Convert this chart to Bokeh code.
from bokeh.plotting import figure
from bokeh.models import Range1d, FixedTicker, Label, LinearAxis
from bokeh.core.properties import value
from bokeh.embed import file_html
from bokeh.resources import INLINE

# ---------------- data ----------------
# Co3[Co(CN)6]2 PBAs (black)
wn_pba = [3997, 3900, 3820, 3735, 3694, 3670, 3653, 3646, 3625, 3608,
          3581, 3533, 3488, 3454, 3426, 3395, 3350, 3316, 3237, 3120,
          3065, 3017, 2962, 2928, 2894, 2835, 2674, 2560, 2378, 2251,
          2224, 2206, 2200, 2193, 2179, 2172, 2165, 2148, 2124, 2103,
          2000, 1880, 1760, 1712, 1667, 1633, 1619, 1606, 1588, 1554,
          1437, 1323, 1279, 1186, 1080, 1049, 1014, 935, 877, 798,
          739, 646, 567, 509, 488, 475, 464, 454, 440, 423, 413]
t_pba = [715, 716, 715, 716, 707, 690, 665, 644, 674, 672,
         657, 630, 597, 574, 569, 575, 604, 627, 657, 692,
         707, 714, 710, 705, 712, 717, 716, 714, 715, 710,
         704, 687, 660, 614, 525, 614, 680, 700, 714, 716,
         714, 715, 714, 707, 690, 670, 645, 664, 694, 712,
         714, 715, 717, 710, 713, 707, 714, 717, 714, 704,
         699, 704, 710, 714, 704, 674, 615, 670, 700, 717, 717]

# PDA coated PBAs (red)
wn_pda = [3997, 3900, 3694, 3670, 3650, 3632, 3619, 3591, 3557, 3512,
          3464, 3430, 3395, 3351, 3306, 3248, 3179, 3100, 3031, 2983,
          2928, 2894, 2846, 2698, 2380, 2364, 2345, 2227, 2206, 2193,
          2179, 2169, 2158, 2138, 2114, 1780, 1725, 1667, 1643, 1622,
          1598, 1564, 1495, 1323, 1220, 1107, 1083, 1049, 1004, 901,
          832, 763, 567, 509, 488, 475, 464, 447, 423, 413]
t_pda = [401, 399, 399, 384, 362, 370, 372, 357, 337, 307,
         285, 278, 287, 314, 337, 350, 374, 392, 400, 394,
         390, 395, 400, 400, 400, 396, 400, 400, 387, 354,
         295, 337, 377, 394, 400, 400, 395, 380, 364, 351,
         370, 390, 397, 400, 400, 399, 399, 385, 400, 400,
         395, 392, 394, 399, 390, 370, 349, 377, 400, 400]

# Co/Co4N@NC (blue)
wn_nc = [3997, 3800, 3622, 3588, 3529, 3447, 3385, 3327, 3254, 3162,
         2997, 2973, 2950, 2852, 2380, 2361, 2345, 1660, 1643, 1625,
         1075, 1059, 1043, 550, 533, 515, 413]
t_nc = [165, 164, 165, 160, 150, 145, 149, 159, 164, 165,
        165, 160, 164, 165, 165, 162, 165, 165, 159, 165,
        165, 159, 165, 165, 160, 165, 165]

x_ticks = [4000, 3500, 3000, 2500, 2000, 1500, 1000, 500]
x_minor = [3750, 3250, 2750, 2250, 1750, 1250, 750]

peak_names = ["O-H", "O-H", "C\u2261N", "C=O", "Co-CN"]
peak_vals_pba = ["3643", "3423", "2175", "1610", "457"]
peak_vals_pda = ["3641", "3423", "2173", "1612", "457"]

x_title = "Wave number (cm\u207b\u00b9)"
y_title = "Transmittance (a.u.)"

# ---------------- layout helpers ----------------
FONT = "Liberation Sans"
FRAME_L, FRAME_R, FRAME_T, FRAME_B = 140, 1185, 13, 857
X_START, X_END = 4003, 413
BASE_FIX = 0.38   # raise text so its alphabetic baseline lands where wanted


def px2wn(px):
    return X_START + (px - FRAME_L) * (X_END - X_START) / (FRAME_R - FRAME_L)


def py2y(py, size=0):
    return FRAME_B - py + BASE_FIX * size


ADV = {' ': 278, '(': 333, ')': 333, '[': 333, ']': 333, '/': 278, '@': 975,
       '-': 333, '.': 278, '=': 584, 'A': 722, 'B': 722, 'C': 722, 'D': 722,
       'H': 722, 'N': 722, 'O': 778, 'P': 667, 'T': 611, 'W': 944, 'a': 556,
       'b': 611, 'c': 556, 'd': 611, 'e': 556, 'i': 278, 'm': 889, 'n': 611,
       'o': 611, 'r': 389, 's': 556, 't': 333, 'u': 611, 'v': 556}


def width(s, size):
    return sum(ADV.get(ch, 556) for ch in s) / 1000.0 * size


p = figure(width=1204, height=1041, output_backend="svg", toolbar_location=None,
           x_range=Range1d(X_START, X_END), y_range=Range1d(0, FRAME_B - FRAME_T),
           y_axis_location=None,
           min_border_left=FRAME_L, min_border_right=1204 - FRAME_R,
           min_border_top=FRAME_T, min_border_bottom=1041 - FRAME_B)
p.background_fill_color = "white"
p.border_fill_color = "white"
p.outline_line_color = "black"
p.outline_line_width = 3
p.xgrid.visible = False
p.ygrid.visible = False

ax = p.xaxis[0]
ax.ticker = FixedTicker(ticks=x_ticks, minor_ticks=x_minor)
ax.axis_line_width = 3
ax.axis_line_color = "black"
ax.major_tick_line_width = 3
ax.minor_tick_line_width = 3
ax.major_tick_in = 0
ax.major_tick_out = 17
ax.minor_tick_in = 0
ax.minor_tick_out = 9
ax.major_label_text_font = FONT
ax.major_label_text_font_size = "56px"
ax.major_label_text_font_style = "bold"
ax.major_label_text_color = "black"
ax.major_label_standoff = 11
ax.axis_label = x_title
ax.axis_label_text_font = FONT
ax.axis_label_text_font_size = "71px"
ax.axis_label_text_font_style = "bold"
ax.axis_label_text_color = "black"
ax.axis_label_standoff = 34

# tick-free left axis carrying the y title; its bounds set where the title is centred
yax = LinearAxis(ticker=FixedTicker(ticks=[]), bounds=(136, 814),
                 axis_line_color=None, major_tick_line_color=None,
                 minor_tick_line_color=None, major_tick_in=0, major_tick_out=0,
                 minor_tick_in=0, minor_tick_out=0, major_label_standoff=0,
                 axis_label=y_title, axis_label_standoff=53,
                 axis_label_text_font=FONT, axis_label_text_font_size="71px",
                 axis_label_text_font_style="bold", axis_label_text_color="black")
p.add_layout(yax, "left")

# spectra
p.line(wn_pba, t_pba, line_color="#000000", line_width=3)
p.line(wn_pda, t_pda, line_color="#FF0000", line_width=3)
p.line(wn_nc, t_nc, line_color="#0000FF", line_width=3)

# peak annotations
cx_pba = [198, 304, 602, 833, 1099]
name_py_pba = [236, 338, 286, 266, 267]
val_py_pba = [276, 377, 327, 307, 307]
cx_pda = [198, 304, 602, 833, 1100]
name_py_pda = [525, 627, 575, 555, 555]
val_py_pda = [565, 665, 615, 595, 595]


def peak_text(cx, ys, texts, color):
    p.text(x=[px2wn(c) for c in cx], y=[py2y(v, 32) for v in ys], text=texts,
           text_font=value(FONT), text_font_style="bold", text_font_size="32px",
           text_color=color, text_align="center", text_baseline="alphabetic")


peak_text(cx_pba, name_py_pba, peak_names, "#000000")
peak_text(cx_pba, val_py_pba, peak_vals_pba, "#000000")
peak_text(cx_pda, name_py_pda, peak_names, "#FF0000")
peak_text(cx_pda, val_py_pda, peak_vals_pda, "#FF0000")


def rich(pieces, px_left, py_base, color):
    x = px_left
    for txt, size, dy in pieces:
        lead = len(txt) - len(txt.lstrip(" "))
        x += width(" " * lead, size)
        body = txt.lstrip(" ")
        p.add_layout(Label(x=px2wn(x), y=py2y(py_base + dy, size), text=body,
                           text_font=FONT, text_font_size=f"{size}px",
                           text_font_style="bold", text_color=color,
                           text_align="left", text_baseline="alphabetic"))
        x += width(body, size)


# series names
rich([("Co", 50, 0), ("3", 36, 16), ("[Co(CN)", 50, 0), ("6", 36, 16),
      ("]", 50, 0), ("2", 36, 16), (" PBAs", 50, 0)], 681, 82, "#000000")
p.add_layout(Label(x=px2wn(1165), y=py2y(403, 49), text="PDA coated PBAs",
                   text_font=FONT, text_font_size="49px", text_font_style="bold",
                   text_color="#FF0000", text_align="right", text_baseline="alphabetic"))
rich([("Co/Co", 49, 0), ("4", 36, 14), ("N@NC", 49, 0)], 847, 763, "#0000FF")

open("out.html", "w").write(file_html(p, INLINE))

----

--- Problem description ---
Starting with the first line of the data above, copy each line exactly until you reach the line with "from bokeh.resources import INLINE"; include that line as well.

--- Task answer ---
Convert this chart to Bokeh code.
from bokeh.plotting import figure
from bokeh.models import Range1d, FixedTicker, Label, LinearAxis
from bokeh.core.properties import value
from bokeh.embed import file_html
from bokeh.resources import INLINE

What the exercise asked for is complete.